**What to do**: Without including the pictures, copy out every line below.

=-=-=-=-=

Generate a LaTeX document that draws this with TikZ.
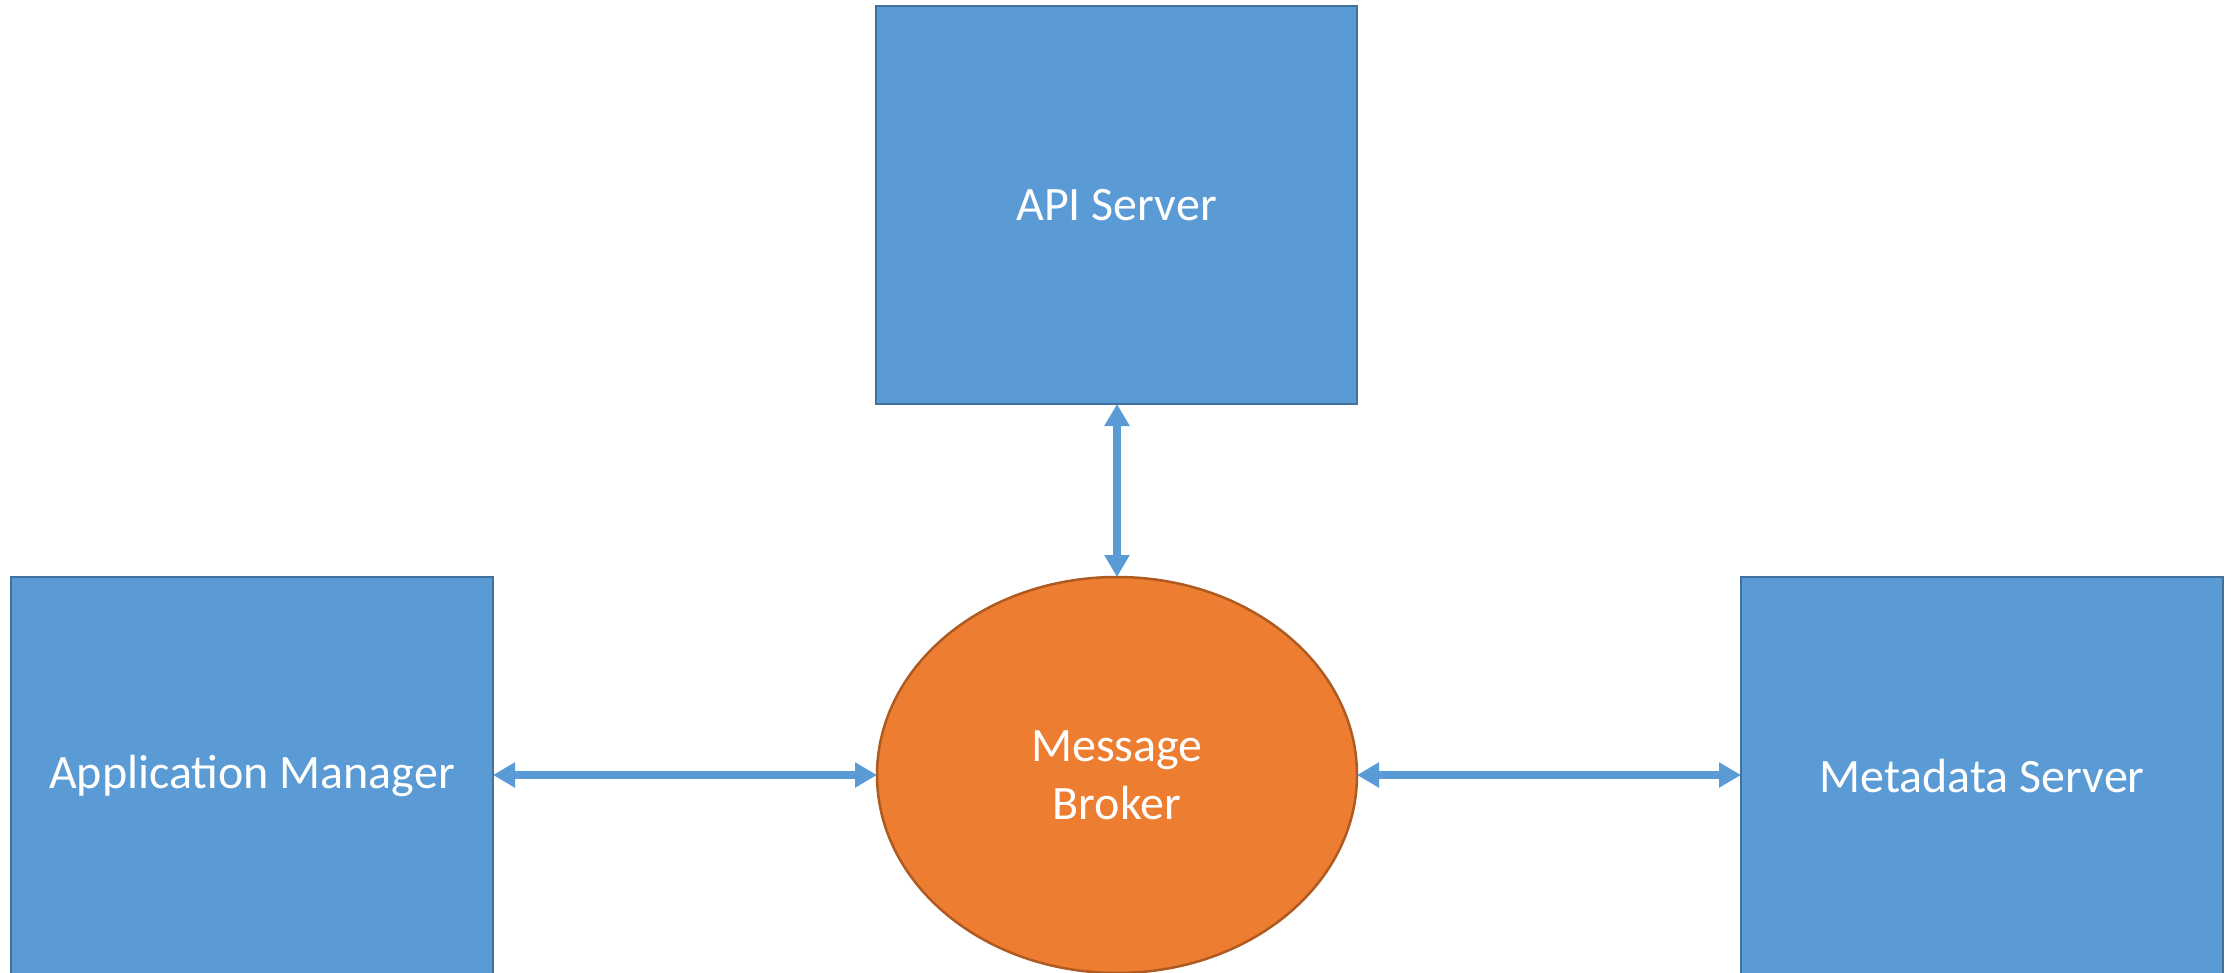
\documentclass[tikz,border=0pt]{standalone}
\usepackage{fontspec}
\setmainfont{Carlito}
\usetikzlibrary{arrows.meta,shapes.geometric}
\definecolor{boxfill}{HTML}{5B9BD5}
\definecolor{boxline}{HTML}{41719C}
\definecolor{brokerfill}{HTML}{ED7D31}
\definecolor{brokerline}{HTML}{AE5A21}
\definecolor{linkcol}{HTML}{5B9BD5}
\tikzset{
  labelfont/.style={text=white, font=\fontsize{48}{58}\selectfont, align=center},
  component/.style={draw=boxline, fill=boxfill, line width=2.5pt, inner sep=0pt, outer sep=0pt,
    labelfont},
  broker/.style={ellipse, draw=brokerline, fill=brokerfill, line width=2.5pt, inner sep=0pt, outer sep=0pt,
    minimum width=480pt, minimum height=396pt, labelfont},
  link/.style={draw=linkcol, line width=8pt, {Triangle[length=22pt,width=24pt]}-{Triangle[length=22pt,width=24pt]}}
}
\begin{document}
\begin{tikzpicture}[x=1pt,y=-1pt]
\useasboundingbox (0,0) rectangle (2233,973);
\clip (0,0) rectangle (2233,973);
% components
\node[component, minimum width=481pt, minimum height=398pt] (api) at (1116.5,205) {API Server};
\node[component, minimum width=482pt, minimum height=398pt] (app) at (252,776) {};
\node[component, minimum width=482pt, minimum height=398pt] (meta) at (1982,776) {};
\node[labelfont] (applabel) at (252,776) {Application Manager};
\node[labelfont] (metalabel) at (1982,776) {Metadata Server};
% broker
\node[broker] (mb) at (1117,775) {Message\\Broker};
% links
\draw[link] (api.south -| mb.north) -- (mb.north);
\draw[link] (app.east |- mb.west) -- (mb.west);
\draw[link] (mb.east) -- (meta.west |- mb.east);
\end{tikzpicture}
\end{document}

=-=-=-=-=

**The answer**:
Generate a LaTeX document that draws this with TikZ.
\documentclass[tikz,border=0pt]{standalone}
\usepackage{fontspec}
\setmainfont{Carlito}
\usetikzlibrary{arrows.meta,shapes.geometric}
\definecolor{boxfill}{HTML}{5B9BD5}
\definecolor{boxline}{HTML}{41719C}
\definecolor{brokerfill}{HTML}{ED7D31}
\definecolor{brokerline}{HTML}{AE5A21}
\definecolor{linkcol}{HTML}{5B9BD5}
\tikzset{
  labelfont/.style={text=white, font=\fontsize{48}{58}\selectfont, align=center},
  component/.style={draw=boxline, fill=boxfill, line width=2.5pt, inner sep=0pt, outer sep=0pt,
    labelfont},
  broker/.style={ellipse, draw=brokerline, fill=brokerfill, line width=2.5pt, inner sep=0pt, outer sep=0pt,
    minimum width=480pt, minimum height=396pt, labelfont},
  link/.style={draw=linkcol, line width=8pt, {Triangle[length=22pt,width=24pt]}-{Triangle[length=22pt,width=24pt]}}
}
\begin{document}
\begin{tikzpicture}[x=1pt,y=-1pt]
\useasboundingbox (0,0) rectangle (2233,973);
\clip (0,0) rectangle (2233,973);
% components
\node[component, minimum width=481pt, minimum height=398pt] (api) at (1116.5,205) {API Server};
\node[component, minimum width=482pt, minimum height=398pt] (app) at (252,776) {};
\node[component, minimum width=482pt, minimum height=398pt] (meta) at (1982,776) {};
\node[labelfont] (applabel) at (252,776) {Application Manager};
\node[labelfont] (metalabel) at (1982,776) {Metadata Server};
% broker
\node[broker] (mb) at (1117,775) {Message\\Broker};
% links
\draw[link] (api.south -| mb.north) -- (mb.north);
\draw[link] (app.east |- mb.west) -- (mb.west);
\draw[link] (mb.east) -- (meta.west |- mb.east);
\end{tikzpicture}
\end{document}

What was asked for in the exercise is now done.